Breakfast again on the patio. Small talk with Mrs. Schäfmann, similar to the morning greetings as before all the other mornings, but this time I have added a few short sentences. I described the natures’ beauty as it comes to view on the patio in this sunny morning. Also forecasting that we will have today a beautiful day. While talking I am also gesturing with my hands. She doesn’t understand English, not even one syllable that I said. In reply, she gestured toward the horizon saying: Ein schöner Tag! (A beautiful day!) I couldn’t argue with that. Then I helped her to transfer back the leftovers and the dirty dishes to the kitchen. With a “Danke” she thanked me for helping and I replied with “Danke schön”, thank you (very much) for the breakfast.
Soon Elisabeth Weinhandl arrived. We put all the baggage into the trunk of the car, and then came the emotional good-byes.
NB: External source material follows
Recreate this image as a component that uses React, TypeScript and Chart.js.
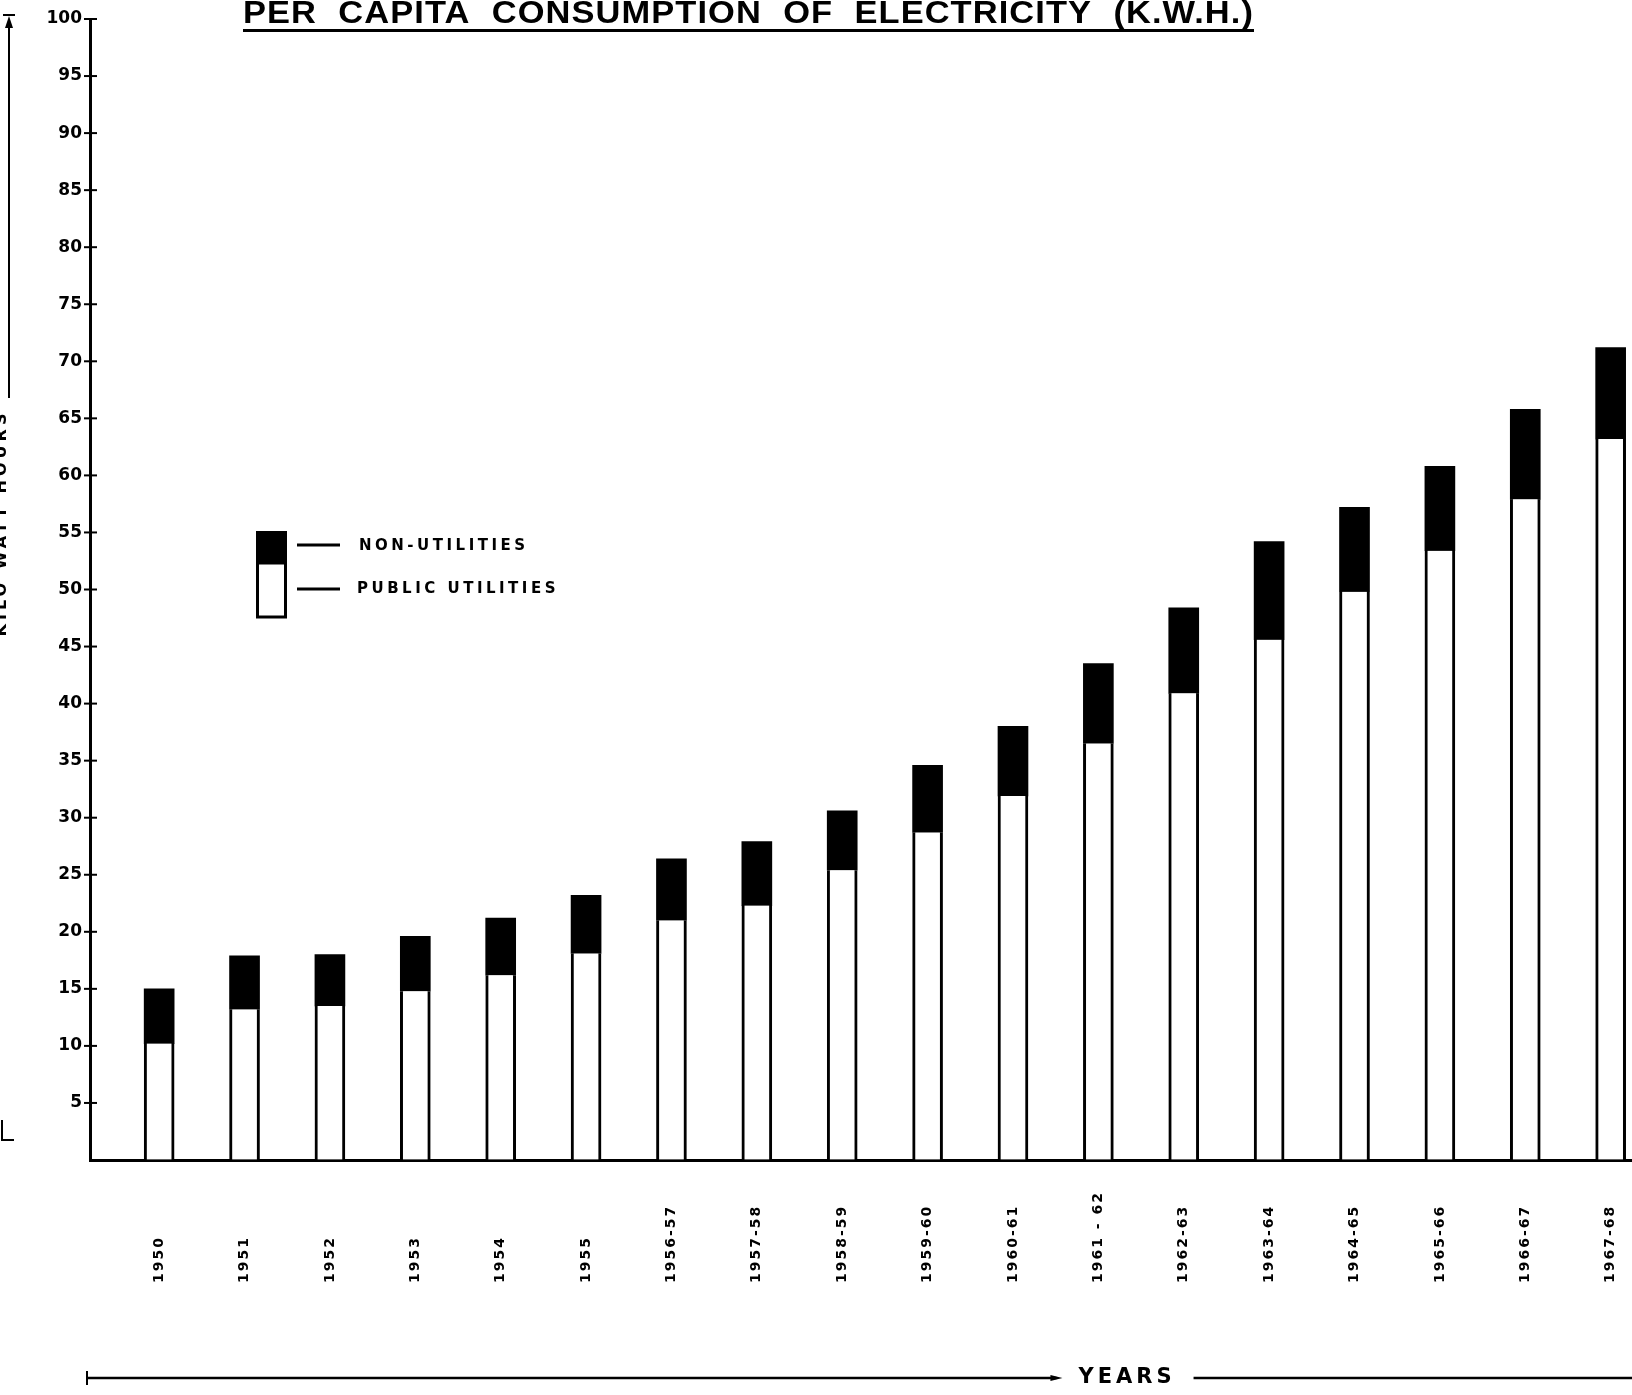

It is time to end our visit to St. Anna and return to Vienna. But first, we must return to Mr. Lippe to see if he's found any old photos. He hasn't, though Mayor Weinhandl will find one later that clearly confirms Apu's recollections. But Mr. Lippe has brought a gentleman named Leo to meet us. Leo is also in his 80's. Before the war, Mr. Lippe explains, Leo worked for his grandfather. We learn that it was Leo who built the fence! Here, standing before us, is the man who built the wire-link fence that figures so prominently in my father's memory that it helped us pinpoint the exact site where he was housed 60 years prior. Leo was not around in 1945 when Apu was there. He had been drafted and was fighting in the war, fighting for the Germans. But today, he wanted to shake my father's hand and wish him well. This journey is full of surprises
(Leo was fighting the war for Germany in Africa. But luckily for him, in the early time of the fighting, the British captured him as a prisoner of war. In the wartime he was held in P.O.W. camp in Egypt.)
As we are packing our bags into Mrs. Weinhandl's car for the drive to the train station, Mrs. Kikelj pulls up suddenly. In a quick break between classes, she decided to race over to say one more goodbye. With tears in her eyes, she thanks us for our visit and promises to try my father's math program. I sense that this was her way of saying thank you to us for helping lift the burden from her mother's shoulders.
At the train station, Mrs. Weinhandl tells me that in less than a week, she feels like I have become her brother and Apu is like a grandfather to her. Apu jokingly says: "why not like a father!" At 80, my father is far from old. He handles the rigors of travel better than me.